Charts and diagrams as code

[Start]

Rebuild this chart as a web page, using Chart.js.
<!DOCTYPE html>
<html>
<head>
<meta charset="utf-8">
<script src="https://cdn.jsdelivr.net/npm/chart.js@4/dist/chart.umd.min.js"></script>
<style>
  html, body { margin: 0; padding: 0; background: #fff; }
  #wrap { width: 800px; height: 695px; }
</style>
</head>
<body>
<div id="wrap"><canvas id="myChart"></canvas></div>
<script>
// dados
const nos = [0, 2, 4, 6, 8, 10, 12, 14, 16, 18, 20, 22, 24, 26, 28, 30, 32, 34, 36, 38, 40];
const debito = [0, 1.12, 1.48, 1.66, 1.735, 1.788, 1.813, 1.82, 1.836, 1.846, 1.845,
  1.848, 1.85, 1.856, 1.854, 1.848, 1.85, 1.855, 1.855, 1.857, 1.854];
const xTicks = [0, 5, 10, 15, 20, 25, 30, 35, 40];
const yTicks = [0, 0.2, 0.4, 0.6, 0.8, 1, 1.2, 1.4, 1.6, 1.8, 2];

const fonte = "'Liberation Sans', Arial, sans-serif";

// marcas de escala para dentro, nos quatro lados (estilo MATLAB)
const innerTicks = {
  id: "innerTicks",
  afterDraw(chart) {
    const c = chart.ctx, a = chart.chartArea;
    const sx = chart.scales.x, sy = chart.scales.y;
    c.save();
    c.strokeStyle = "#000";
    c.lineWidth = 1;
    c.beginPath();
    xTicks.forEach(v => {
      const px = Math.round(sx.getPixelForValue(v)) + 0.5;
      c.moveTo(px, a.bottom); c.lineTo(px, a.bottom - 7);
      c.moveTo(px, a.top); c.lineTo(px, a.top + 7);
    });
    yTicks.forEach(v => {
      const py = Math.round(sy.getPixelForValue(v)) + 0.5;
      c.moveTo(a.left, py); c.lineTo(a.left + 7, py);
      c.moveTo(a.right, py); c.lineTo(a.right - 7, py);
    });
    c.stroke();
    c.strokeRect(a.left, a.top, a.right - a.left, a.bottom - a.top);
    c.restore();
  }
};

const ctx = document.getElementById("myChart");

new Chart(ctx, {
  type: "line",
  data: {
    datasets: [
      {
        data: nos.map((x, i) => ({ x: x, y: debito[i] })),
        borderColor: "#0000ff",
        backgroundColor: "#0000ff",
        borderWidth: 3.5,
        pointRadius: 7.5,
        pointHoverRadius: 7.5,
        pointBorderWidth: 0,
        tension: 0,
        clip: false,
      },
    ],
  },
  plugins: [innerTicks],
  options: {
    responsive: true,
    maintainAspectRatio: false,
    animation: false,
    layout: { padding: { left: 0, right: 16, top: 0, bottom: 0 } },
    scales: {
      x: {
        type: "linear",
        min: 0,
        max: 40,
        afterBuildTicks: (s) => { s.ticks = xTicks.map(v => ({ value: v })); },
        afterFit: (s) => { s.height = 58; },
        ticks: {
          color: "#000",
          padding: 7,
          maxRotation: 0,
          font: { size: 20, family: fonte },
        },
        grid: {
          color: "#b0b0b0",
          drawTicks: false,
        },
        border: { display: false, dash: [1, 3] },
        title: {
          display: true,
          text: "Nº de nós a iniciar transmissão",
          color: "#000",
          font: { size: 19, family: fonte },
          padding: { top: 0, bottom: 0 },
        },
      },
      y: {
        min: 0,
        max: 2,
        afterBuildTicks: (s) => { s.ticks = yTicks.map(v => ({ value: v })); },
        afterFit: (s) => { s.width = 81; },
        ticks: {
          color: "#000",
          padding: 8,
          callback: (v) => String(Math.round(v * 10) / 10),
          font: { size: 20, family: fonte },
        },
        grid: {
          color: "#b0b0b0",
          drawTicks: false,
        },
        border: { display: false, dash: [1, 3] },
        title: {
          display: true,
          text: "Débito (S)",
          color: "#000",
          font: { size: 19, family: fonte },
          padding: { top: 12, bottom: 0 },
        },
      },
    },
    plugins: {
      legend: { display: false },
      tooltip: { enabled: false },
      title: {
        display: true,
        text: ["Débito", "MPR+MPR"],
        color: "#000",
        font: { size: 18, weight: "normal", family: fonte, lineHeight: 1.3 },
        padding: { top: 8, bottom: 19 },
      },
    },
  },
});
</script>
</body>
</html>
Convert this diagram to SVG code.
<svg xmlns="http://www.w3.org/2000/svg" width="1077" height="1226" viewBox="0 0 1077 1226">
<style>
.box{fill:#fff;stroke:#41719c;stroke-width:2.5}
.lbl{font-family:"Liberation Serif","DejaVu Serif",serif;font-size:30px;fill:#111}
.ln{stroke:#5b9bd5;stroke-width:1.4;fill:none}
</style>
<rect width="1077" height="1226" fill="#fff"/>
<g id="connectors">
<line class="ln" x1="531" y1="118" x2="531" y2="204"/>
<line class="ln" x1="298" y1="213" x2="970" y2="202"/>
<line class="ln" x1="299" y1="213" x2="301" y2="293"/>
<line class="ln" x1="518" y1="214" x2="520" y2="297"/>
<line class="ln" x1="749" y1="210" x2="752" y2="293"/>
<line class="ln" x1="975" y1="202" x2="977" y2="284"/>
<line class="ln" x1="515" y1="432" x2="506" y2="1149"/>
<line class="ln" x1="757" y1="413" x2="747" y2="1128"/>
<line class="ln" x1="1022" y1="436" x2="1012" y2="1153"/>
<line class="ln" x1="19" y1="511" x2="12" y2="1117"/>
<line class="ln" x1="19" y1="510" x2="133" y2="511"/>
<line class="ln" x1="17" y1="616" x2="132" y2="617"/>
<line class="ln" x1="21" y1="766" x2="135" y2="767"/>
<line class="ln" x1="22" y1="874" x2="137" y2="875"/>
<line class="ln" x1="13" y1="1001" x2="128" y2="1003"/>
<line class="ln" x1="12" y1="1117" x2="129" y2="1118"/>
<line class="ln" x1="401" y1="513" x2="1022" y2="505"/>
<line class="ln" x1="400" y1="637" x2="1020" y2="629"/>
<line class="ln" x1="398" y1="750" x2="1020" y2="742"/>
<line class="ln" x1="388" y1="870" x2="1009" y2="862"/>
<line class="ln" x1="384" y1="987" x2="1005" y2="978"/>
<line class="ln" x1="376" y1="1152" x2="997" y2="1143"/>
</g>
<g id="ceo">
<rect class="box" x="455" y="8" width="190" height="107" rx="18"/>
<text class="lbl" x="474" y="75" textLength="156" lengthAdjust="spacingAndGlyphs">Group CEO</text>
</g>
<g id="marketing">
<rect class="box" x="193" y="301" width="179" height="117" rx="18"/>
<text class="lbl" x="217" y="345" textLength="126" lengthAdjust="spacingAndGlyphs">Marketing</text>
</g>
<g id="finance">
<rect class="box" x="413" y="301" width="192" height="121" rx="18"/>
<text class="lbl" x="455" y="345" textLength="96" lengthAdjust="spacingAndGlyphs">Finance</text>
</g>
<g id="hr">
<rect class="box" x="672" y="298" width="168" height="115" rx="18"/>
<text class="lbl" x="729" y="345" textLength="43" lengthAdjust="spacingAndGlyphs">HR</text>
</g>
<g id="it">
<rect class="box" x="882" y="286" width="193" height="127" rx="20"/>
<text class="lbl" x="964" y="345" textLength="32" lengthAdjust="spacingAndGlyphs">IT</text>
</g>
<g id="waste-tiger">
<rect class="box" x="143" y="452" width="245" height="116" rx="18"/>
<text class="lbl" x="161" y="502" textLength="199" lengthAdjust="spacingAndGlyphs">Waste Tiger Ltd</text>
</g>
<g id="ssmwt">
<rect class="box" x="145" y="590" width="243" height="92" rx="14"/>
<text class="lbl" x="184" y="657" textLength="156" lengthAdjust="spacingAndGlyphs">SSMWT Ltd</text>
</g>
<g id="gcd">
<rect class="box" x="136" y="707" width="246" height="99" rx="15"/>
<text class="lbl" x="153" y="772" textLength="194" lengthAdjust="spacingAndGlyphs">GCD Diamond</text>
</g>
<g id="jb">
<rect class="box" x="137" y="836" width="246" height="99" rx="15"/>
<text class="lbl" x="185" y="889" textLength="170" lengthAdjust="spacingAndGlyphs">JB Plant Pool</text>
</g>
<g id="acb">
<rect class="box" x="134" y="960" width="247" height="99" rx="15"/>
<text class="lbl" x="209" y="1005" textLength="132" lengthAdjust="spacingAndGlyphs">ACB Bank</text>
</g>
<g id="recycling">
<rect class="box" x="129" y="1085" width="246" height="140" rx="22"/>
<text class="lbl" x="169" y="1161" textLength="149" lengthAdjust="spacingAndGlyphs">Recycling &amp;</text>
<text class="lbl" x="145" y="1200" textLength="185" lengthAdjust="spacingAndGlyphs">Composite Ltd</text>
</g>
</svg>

[End]

TASK DETAILS » Using the material above, work out how many lines contain the string "this". Give that number alone.

FINAL RESULT » 2